Haber Merkezi 27 Haziran 1998 Ceyhan Depremi’nin 27. Yıldönümü nedeniyle açıklama yapan Jeoloji Yüksek Mühendisi Dr. Müzeyyen Şevkin, son 100 yılda 250 binden fazla insanın depremler nedeniyle hayatını kaybettiğine dikkat çekti.
“DOĞA İLE UYUMLU OLMAK GEREKİR”
“Deprem olacakmış olmayacakmış tartışmalarına girmek yerine kaçınılmaz bir doğa olayı olan depremlere karşı yerleşim alanlarının doğru seçimi, güvenli kentleşme, kaliteli malzemeden oluşan zemin-bina tasarımlarının doğru planlandığı, kontrolü doğru yapılmış güvenli yapılar öncelenmelidir” diyen Dr. Şevkin, “Deprem coğrafyasında olan ülkemizde deprem bilincinin diri tutulacağı yaşam boyu eğitim ile vatandaşlarımızın deprem öncesi, deprem sırası ve sonrasında nasıl davranacaklarına ilişkin hazırlıklı olmalarını sağlayacaktır. Unutulmamalı ki; depremler kader değil bir doğa olayıdır ve doğa ile kavga etmek değil onunla uyumlu olmak gerekir” ifadelerini kullandı. 145 vatandaşın hayatını kaybettiği, bin 500 kişinin yaralandığı ve binlerce insanın evsiz kaldığı Ceyhan Depremi’nde hayatını kaybeden vatandaşları saygı ve rahmetle anan Dr. Şevkin, Türkiye Büyük Millet Meclisi’nde iki defa ‘Deprem Araştırma Komisyonu’nda yer aldığını, binlerce sayfalık rapor hazırlandığını ancak iktidarın bu raporları tozlu raflarda bekletmeye devam ettiğini vurguladı.

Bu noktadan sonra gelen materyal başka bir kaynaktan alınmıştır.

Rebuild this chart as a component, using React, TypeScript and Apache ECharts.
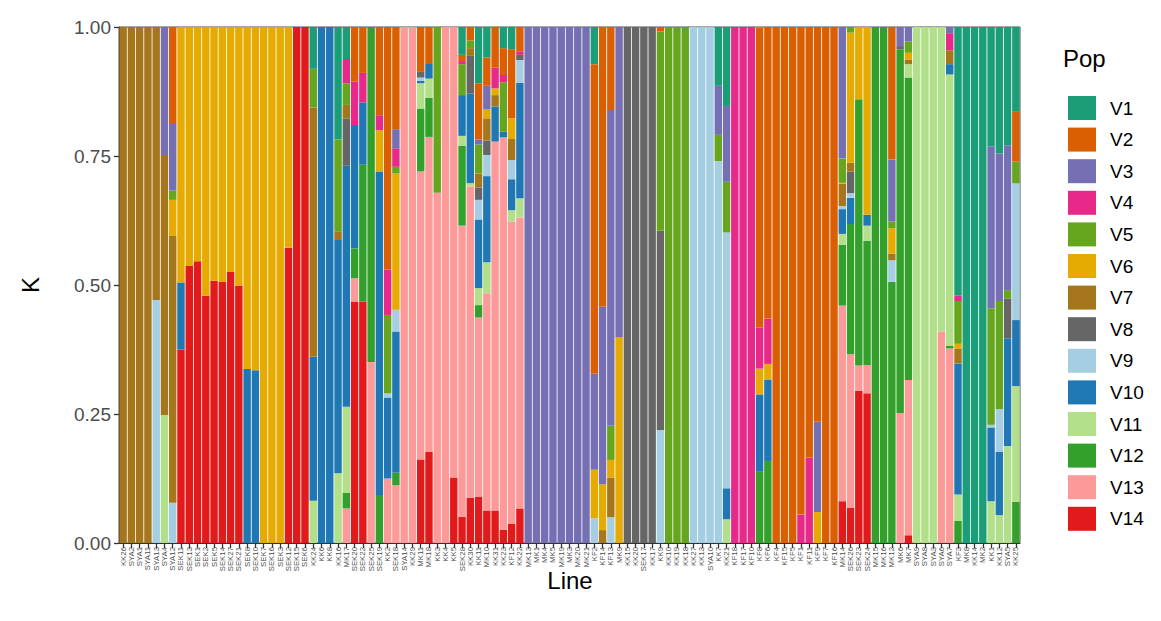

“DEPREM RAPORLARI NEREDE?”
Ölümlü, yıkımlı depremlere karşın Türkiye’nin sadece depremde yara sarmaya yönelik çaba sarf ettiğini ancak gerekli yasaların çıkarılmadığını, 66 yıllık 7269 sayılı Afet Yasası’nın günümüz koşullarına göre düzenlenmediğini dile getiren Dr. Şevkin, “Meclise iki kez sunduğumuz Fay Yasası, ne yazık ki iktidar kanadında kabul görmedi. Ülkemizde acilen bir deprem planlaması yapılmalıdır. Fay Yasası çıkarılarak aktif fay zonları üzerindeki yapılaşmalara izin verilmemelidir. Afet Yasası günün koşullarına göre düzenlenmelidir. Tozlu raflara terk edilen deprem raporları meclis genel kuruluna getirilerek gerekli yasal düzenlemeler yapılmalıdır. 100 milyar lirayı aşan deprem vergisi amacına uygun kullanılmalıdır” diye konuştu. Dr. Müzeyyen Şevkin, “Türkiye’de 1939 Erzincan depreminden bu yana Varto, Muradiye, Ceyhan, Gölcük, Düzce, Van, Elazığ, İzmir ve Kahramanmaraş merkezli depremlerden dolayı 250 binden fazla insanın yaşamını yitirdiğini hatırlattı. Dr. Şevkin, “Son 100 yılda milyonlarca insanımız çeşitli uzuvlarını kaybetti, engelli ve evsiz barksız kaldı” dedi.
“DAHA ÇOK İNSANIMIZ HAYATINI KAYBEDEBİLİR”
Depremin olup olmayacağına yönelik tartışmalara girmenin bir anlam ifade etmediğini kaydeden Dr. Şevkin, şunları söyledi: “Deprem olacak mı olmayacak mı tartışmasına girmenin anlamı yok. Mühendislik disiplinlerinin birlikte çalışması, zemin-yapı uyumuna göre hareket edilmesi artık kaçınılmaz bir gerçektir. Güvenli yapı tesis etmezseniz, önlenemeyen ve zamanı asla bilinemeyen bir doğa olayı olan depremlerde daha çok insanımız hayatını kaybedecek. Belki bizler de bu kurbanların içerisinde yer alacağız. Çok geç kalınsa da içimde bir umut taşıyorum ve depremlerin afete dönüşmemesi için, insanların beton yığınlarının altında kalmaması için bir kez daha buradan haykırıyorum; Depreme karşı önlem alalım, önlem alalım, önlem alalım… Depremlerde hayatını kaybeden vatandaşlarımızı saygı ve rahmetle anıyorum.”